# [GIVEN RECORDS]
★ ★ ★ ★ ★ ★ ★

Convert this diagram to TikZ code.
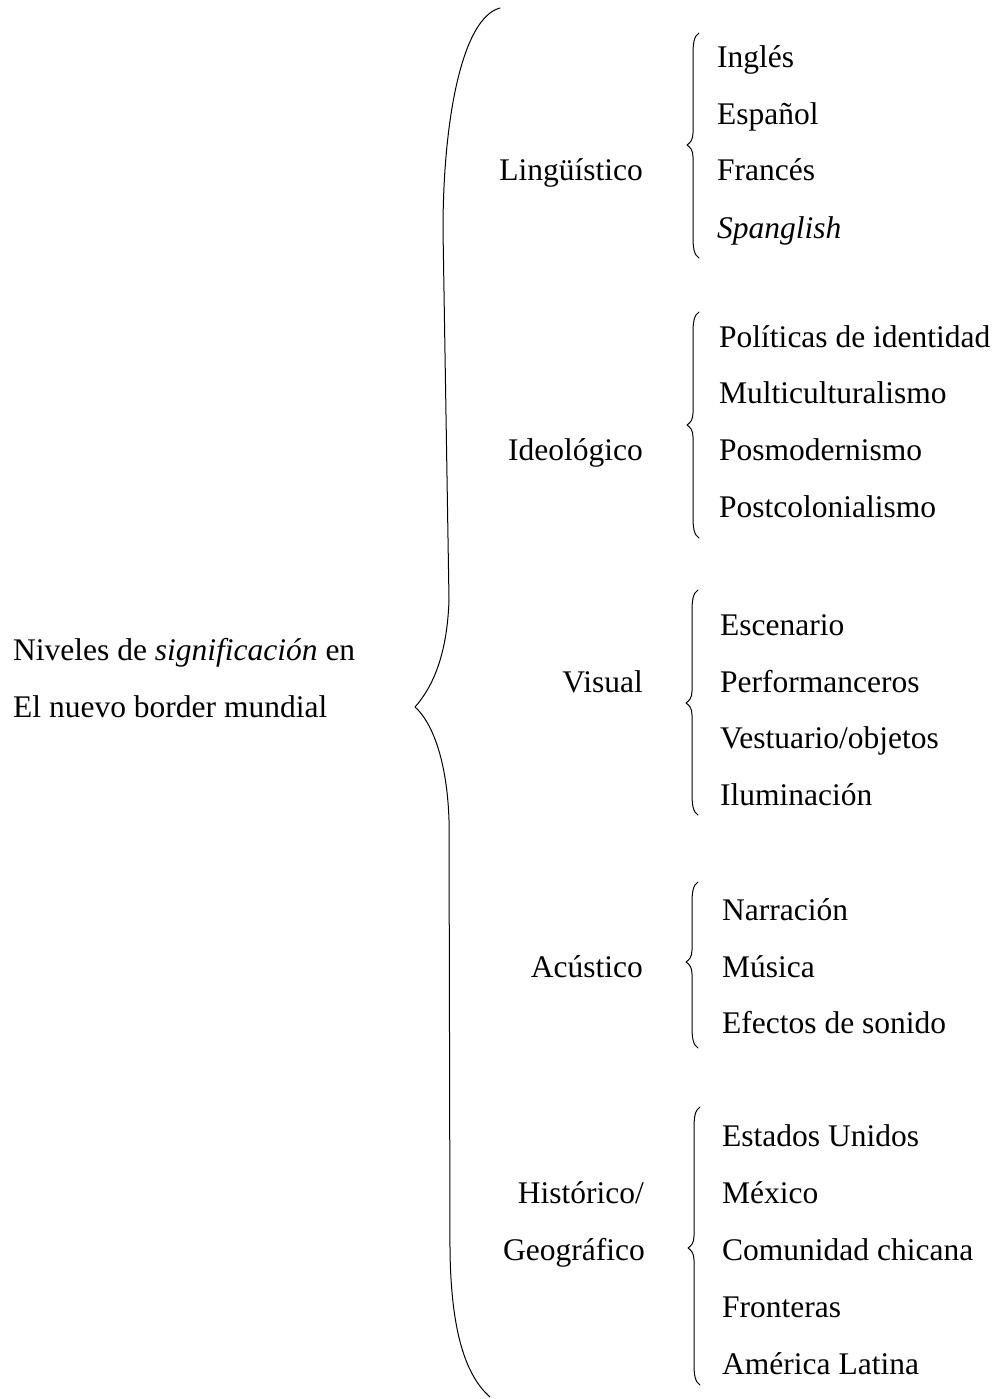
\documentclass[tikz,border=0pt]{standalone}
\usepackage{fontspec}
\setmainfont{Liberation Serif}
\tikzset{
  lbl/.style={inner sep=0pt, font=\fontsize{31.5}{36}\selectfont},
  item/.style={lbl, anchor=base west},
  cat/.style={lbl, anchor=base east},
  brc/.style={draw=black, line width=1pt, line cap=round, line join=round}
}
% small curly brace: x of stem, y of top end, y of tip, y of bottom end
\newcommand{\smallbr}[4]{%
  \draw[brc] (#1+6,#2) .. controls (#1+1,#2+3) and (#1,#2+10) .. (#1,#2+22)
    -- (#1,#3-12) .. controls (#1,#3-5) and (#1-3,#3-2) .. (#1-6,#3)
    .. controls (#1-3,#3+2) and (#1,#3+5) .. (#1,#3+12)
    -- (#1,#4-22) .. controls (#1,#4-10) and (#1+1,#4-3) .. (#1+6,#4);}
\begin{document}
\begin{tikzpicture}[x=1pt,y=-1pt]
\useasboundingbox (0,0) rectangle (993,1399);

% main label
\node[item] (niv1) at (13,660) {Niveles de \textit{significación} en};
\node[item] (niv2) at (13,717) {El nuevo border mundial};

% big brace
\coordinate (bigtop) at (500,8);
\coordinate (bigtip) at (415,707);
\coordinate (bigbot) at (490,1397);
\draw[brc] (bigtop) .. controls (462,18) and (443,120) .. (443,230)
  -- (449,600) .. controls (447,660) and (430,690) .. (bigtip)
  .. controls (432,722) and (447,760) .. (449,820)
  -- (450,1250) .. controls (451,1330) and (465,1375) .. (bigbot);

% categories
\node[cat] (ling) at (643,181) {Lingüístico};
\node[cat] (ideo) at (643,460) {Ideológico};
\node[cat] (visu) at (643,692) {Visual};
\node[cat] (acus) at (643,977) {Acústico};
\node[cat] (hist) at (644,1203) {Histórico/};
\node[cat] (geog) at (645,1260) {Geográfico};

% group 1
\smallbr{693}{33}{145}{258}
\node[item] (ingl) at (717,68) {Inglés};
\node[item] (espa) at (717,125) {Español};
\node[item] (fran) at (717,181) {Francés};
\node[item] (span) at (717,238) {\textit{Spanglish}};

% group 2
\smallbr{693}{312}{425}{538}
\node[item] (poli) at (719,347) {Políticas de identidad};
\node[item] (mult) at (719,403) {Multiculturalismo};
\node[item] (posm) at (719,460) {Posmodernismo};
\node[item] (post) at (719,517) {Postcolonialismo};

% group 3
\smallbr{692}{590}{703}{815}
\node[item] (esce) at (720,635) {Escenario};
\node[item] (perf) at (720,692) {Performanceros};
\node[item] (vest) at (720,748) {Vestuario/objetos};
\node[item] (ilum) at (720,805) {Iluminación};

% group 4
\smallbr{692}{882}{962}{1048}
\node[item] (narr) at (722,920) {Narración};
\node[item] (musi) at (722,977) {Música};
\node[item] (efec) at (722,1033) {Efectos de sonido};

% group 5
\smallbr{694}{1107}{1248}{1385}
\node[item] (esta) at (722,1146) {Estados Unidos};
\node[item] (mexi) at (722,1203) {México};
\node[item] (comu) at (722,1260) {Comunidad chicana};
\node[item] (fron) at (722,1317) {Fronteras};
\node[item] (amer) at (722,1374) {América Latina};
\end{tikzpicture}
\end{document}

★ ★ ★ ★ ★ ★ ★

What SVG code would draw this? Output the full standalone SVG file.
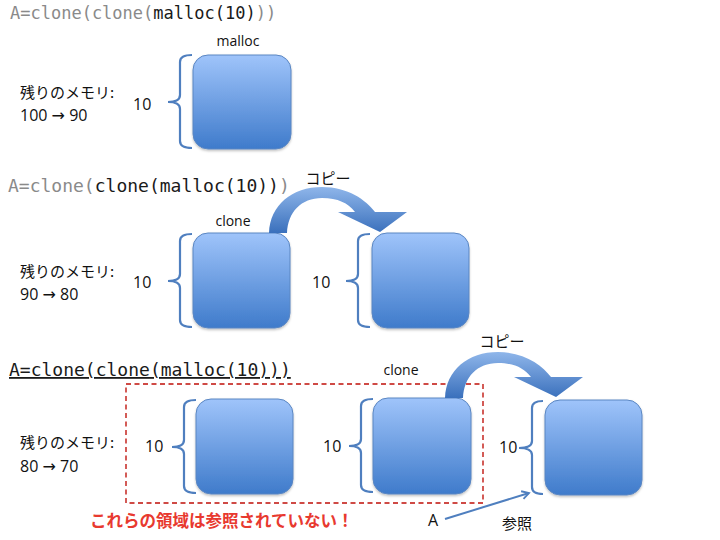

★ ★ ★ ★ ★ ★ ★

# [WORK INSTRUCTIONS]
Only the lines between the line with "Convert this diagram to TikZ code." and the line with "-- (450,1250) ..", inclusive, should be reproduced, exactly as written and without pictures.

# [FULL RESPONSE]
Convert this diagram to TikZ code.
\documentclass[tikz,border=0pt]{standalone}
\usepackage{fontspec}
\setmainfont{Liberation Serif}
\tikzset{
  lbl/.style={inner sep=0pt, font=\fontsize{31.5}{36}\selectfont},
  item/.style={lbl, anchor=base west},
  cat/.style={lbl, anchor=base east},
  brc/.style={draw=black, line width=1pt, line cap=round, line join=round}
}
% small curly brace: x of stem, y of top end, y of tip, y of bottom end
\newcommand{\smallbr}[4]{%
  \draw[brc] (#1+6,#2) .. controls (#1+1,#2+3) and (#1,#2+10) .. (#1,#2+22)
    -- (#1,#3-12) .. controls (#1,#3-5) and (#1-3,#3-2) .. (#1-6,#3)
    .. controls (#1-3,#3+2) and (#1,#3+5) .. (#1,#3+12)
    -- (#1,#4-22) .. controls (#1,#4-10) and (#1+1,#4-3) .. (#1+6,#4);}
\begin{document}
\begin{tikzpicture}[x=1pt,y=-1pt]
\useasboundingbox (0,0) rectangle (993,1399);

% main label
\node[item] (niv1) at (13,660) {Niveles de \textit{significación} en};
\node[item] (niv2) at (13,717) {El nuevo border mundial};

% big brace
\coordinate (bigtop) at (500,8);
\coordinate (bigtip) at (415,707);
\coordinate (bigbot) at (490,1397);
\draw[brc] (bigtop) .. controls (462,18) and (443,120) .. (443,230)
  -- (449,600) .. controls (447,660) and (430,690) .. (bigtip)
  .. controls (432,722) and (447,760) .. (449,820)
  -- (450,1250) .. controls (451,1330) and (465,1375) .. (bigbot);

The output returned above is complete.